Westbury Christian School is a private, co-educational, K3 through 12th grade Christian school located in Houston, Texas, United States.

Westbury Christian School is open to students of all faiths, nationalities, and ethnic origins.

==History==

Plans for the establishment of Westbury Christian School began in the early 1970s with several families of the Westbury Church of Christ. The school started as a "Mother's Day Out" activity of the church. Soon, demand required that a licensed day care center be started. Following close behind the successful preschool program was demand for adding elementary grades, middle school, and finally the high school. The school was formally chartered in February 1975 with support from the Westbury Church of Christ elders. The school is independently operated by a board of trustees.

==Operations==
Westbury Christian School is independently operated by a board of trustees. The Westbury congregation donated the use of their facilities to the school since the beginning. The church and the school continue to work together sharing facilities

Westbury Christian School receives no financial assistance from any government body. Income is realized from tuition and fees, plus special fund raisers. Associate groups, like the Wildcat Athletic Boosters, Parent Teacher Organization, and others, raise funds for special projects.

== Accreditation ==
In 1988, Westbury Christian School received accreditation from the Southern Association of Colleges and Schools (SACS), and the National Christian Schools Association (NCSA).

==Athletic tradition==
Westbury Christian School competes in the Texas Association of Private and Parochial Schools (TAPPS) 5-A district.

The varsity boys' basketball program began in 1981, and since its inception, the Wildcats have won 16 state championships. They are consistently ranked among the top schools, both statewide and nationally, each year.

Heisman trophy winner and former NBA star Charlie Ward, served as the head coach of the varsity football team from 2007 to 2013.
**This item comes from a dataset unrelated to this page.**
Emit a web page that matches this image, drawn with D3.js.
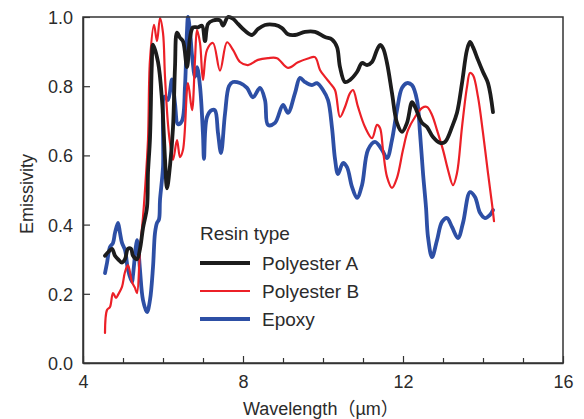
<!DOCTYPE html>
<html>
<head>
<meta charset="utf-8">
<script src="https://cdn.jsdelivr.net/npm/d3@7"></script>
<style>
  body { margin: 0; background: #fff; }
  svg text { font-family: "Liberation Sans", Arial, "Noto Sans CJK JP", sans-serif; fill: #2b2b2b; }
</style>
</head>
<body>
<div id="chart"></div>
<script>
// Emissivity spectra (wavelength in um)
const polyAWave = [4.55, 4.625, 4.725, 4.8, 4.875, 4.975, 5.05, 5.125, 5.2, 5.25, 5.35, 5.425, 5.5, 5.6, 5.625, 5.675, 5.72, 5.75, 5.875, 5.975, 6.05, 6.1, 6.175, 6.25, 6.3, 6.35, 6.425, 6.5, 6.6, 6.675, 6.75, 6.875, 6.975, 7.05, 7.125, 7.25, 7.425, 7.5, 7.625, 7.75, 7.875, 8.05, 8.225, 8.375, 8.55, 8.8, 8.975, 9.125, 9.3, 9.55, 9.8, 10.05, 10.225, 10.35, 10.425, 10.55, 10.675, 10.85, 10.975, 11.1, 11.225, 11.35, 11.425, 11.5, 11.6, 11.725, 11.85, 11.975, 12.1, 12.225, 12.3, 12.475, 12.6, 12.75, 12.925, 13.05, 13.225, 13.35, 13.475, 13.6, 13.675, 13.75, 13.875, 14.0, 14.125, 14.25];
const polyAEmis = [0.31, 0.32, 0.33, 0.31, 0.30, 0.29, 0.30, 0.33, 0.33, 0.31, 0.30, 0.33, 0.39, 0.45, 0.55, 0.65, 0.86, 0.92, 0.87, 0.76, 0.59, 0.505, 0.57, 0.68, 0.855, 0.955, 0.94, 0.93, 0.855, 0.94, 0.97, 0.97, 0.975, 0.93, 0.98, 0.99, 0.99, 0.975, 1.0, 0.995, 0.98, 0.96, 0.948, 0.965, 0.977, 0.977, 0.968, 0.95, 0.948, 0.957, 0.957, 0.942, 0.935, 0.913, 0.855, 0.812, 0.818, 0.841, 0.867, 0.861, 0.87, 0.905, 0.919, 0.91, 0.867, 0.78, 0.694, 0.668, 0.694, 0.754, 0.74, 0.694, 0.682, 0.653, 0.636, 0.639, 0.682, 0.723, 0.809, 0.905, 0.928, 0.913, 0.876, 0.841, 0.809, 0.725];

const polyBWave = [4.55, 4.6, 4.675, 4.75, 4.825, 4.875, 4.975, 5.05, 5.125, 5.225, 5.3, 5.35, 5.425, 5.5, 5.55, 5.625, 5.675, 5.775, 5.85, 5.925, 6.0, 6.05, 6.125, 6.175, 6.25, 6.35, 6.425, 6.5, 6.625, 6.725, 6.8, 6.85, 6.925, 7.0, 7.1, 7.25, 7.425, 7.6, 7.75, 7.925, 8.125, 8.375, 8.625, 8.85, 9.125, 9.375, 9.625, 9.8, 9.925, 10.05, 10.175, 10.3, 10.425, 10.55, 10.675, 10.75, 10.875, 11.05, 11.225, 11.35, 11.425, 11.5, 11.6, 11.725, 11.85, 12.0, 12.125, 12.3, 12.475, 12.6, 12.725, 12.85, 13.0, 13.125, 13.25, 13.35, 13.475, 13.6, 13.675, 13.75, 13.875, 14.0, 14.125, 14.225, 14.275];
const polyBEmis = [0.087, 0.153, 0.162, 0.202, 0.188, 0.197, 0.22, 0.263, 0.283, 0.234, 0.217, 0.202, 0.327, 0.422, 0.5, 0.645, 0.876, 0.977, 0.93, 0.997, 0.954, 0.827, 0.69, 0.636, 0.587, 0.644, 0.595, 0.616, 0.809, 0.731, 0.876, 0.962, 0.925, 0.818, 0.905, 0.925, 0.845, 0.927, 0.905, 0.87, 0.861, 0.876, 0.881, 0.881, 0.853, 0.869, 0.88, 0.884, 0.847, 0.827, 0.809, 0.789, 0.711, 0.74, 0.78, 0.789, 0.74, 0.682, 0.65, 0.688, 0.679, 0.616, 0.538, 0.506, 0.535, 0.616, 0.673, 0.711, 0.737, 0.74, 0.717, 0.673, 0.616, 0.558, 0.514, 0.549, 0.682, 0.798, 0.838, 0.832, 0.769, 0.665, 0.549, 0.46, 0.41];

const epoxyWave = [4.55, 4.6, 4.675, 4.75, 4.8, 4.875, 4.925, 4.975, 5.05, 5.125, 5.225, 5.25, 5.35, 5.375, 5.425, 5.5, 5.6, 5.675, 5.75, 5.8, 5.85, 5.9, 5.925, 6.0, 6.04, 6.125, 6.225, 6.3, 6.375, 6.475, 6.55, 6.6, 6.625, 6.675, 6.725, 6.8, 6.85, 6.925, 7.0, 7.025, 7.1, 7.225, 7.3, 7.375, 7.45, 7.55, 7.65, 7.75, 7.925, 8.1, 8.25, 8.425, 8.55, 8.625, 8.8, 9.0, 9.125, 9.3, 9.425, 9.55, 9.725, 9.85, 10.0, 10.125, 10.225, 10.3, 10.375, 10.5, 10.6, 10.725, 10.85, 10.975, 11.125, 11.3, 11.475, 11.6, 11.725, 11.85, 11.975, 12.1, 12.225, 12.35, 12.425, 12.5, 12.575, 12.625, 12.725, 12.85, 12.975, 13.1, 13.225, 13.375, 13.5, 13.675, 13.8, 13.925, 14.05, 14.175, 14.25];
const epoxyEmis = [0.26, 0.289, 0.335, 0.347, 0.376, 0.405, 0.376, 0.347, 0.327, 0.269, 0.234, 0.254, 0.355, 0.341, 0.269, 0.182, 0.147, 0.182, 0.277, 0.376, 0.405, 0.415, 0.471, 0.566, 0.77, 0.76, 0.82, 0.75, 0.69, 0.70, 0.80, 0.96, 1.0, 0.96, 0.89, 0.827, 0.855, 0.80, 0.66, 0.59, 0.711, 0.731, 0.73, 0.665, 0.607, 0.72, 0.80, 0.812, 0.809, 0.795, 0.768, 0.795, 0.76, 0.688, 0.694, 0.746, 0.723, 0.78, 0.824, 0.812, 0.803, 0.809, 0.789, 0.76, 0.68, 0.59, 0.546, 0.578, 0.566, 0.509, 0.477, 0.514, 0.616, 0.639, 0.616, 0.592, 0.645, 0.731, 0.795, 0.809, 0.803, 0.76, 0.665, 0.549, 0.45, 0.364, 0.306, 0.355, 0.408, 0.419, 0.393, 0.361, 0.405, 0.494, 0.48, 0.434, 0.419, 0.428, 0.442];

const seriesNames = ['Polyester A', 'Polyester B', 'Epoxy'];
const xMajorTicks = [4, 8, 12, 16];
const xMinorTicks = [5, 6, 7, 9, 10, 11, 13, 14, 15];
const yTicks = [0, 0.2, 0.4, 0.6, 0.8, 1.0];

const width = 584, height = 419;
const margin = { top: 17, right: 21, bottom: 56, left: 83 };
const innerW = width - margin.left - margin.right;
const innerH = height - margin.top - margin.bottom;

const series = [
    { name: seriesNames[0], wave: polyAWave, emis: polyAEmis, color: '#1c1c1c', w: 3.8 },
    { name: seriesNames[1], wave: polyBWave, emis: polyBEmis, color: '#ec2027', w: 2.2 },
    { name: seriesNames[2], wave: epoxyWave, emis: epoxyEmis, color: '#2d4fa5', w: 3.8 }
];

const svg = d3.select('#chart').append('svg')
    .attr('width', width)
    .attr('height', height);

const g = svg.append('g')
    .attr('transform', 'translate(' + margin.left + ',' + margin.top + ')');

const x = d3.scaleLinear().domain([4, 16]).range([0, innerW]);
const y = d3.scaleLinear().domain([0, 1]).range([innerH, 0]);

// clip so the lines don't spill past the frame
svg.append('defs').append('clipPath').attr('id', 'plotClip')
    .append('rect').attr('x', 0).attr('y', -3).attr('width', innerW).attr('height', innerH + 3);

const line = d3.line()
    .x(function(d) { return x(d[0]); })
    .y(function(d) { return y(d[1]); })
    .curve(d3.curveCatmullRom.alpha(0.5));

// draw blue, red, black so that black sits on top like the original
[series[2], series[1], series[0]].forEach(function(s) {
    const pts = s.wave.map(function(v, i) { return [v, s.emis[i]]; });
    g.append('path')
        .datum(pts)
        .attr('clip-path', 'url(#plotClip)')
        .attr('fill', 'none')
        .attr('stroke', s.color)
        .attr('stroke-width', s.w)
        .attr('stroke-linejoin', 'round')
        .attr('stroke-linecap', 'round')
        .attr('d', line);
});

// frame
g.append('rect')
    .attr('width', innerW)
    .attr('height', innerH)
    .attr('fill', 'none')
    .attr('stroke', '#333')
    .attr('stroke-width', 1.5);

// x axis: major ticks with labels, minor ticks without
const xAxis = g.append('g')
    .attr('transform', 'translate(0,' + innerH + ')')
    .call(d3.axisBottom(x).tickValues(xMajorTicks).tickSizeInner(-7).tickSizeOuter(0).tickPadding(12).tickFormat(d3.format('d')));
g.append('g')
    .attr('transform', 'translate(0,' + innerH + ')')
    .call(d3.axisBottom(x).tickValues(xMinorTicks).tickSizeInner(-5).tickSizeOuter(0).tickFormat(''))
    .call(function(a) { a.select('.domain').remove(); });

const yAxis = g.append('g')
    .call(d3.axisLeft(y).tickValues(yTicks).tickSizeInner(-7).tickSizeOuter(0).tickPadding(10).tickFormat(d3.format('.1f')));

[xAxis, yAxis].forEach(function(a) {
    a.select('.domain').attr('stroke', '#333').attr('stroke-width', 1.5);
});
g.selectAll('.tick line').attr('stroke', '#333').attr('stroke-width', 1.2);
g.selectAll('.tick text').attr('font-size', '18px').attr('fill', '#2b2b2b');
xAxis.selectAll('.tick text').attr('dy', '0.71em');
yAxis.selectAll('.tick text').attr('dy', '0.36em');

// axis titles
svg.append('text')
    .attr('x', 243)
    .attr('y', 415)
    .attr('font-size', '18px')
    .text('Wavelength（µm）');

svg.append('text')
    .attr('transform', 'translate(33,194) rotate(-90)')
    .attr('text-anchor', 'middle')
    .attr('font-size', '18px')
    .text('Emissivity');

// legend
const legend = svg.append('g').attr('transform', 'translate(200,240)');
legend.append('text')
    .attr('x', 0)
    .attr('y', 0)
    .attr('font-size', '19px')
    .text('Resin type');

series.forEach(function(s, i) {
    const row = legend.append('g').attr('transform', 'translate(0,' + (23 + i * 28) + ')');
    row.append('line')
        .attr('x1', 0).attr('x2', 50)
        .attr('y1', 0).attr('y2', 0)
        .attr('stroke', s.color)
        .attr('stroke-width', s.w);
    row.append('text')
        .attr('x', 62)
        .attr('y', 7)
        .attr('font-size', '19px')
        .text(s.name);
});
</script>
</body>
</html>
In the 2017–2018 season, varsity football finished district runner up with a record of 7-3 and made it to the playoffs for a second consecutive year.

==Notable alumni==
- Ndudi Ebi (2003), professional basketball player
- Galen Robinson Jr. (2015), professional basketball player

== International Students I-20 ==
Westbury Christian School is an SEVP-certified institution permitted to issue I-20 visa applications for international students.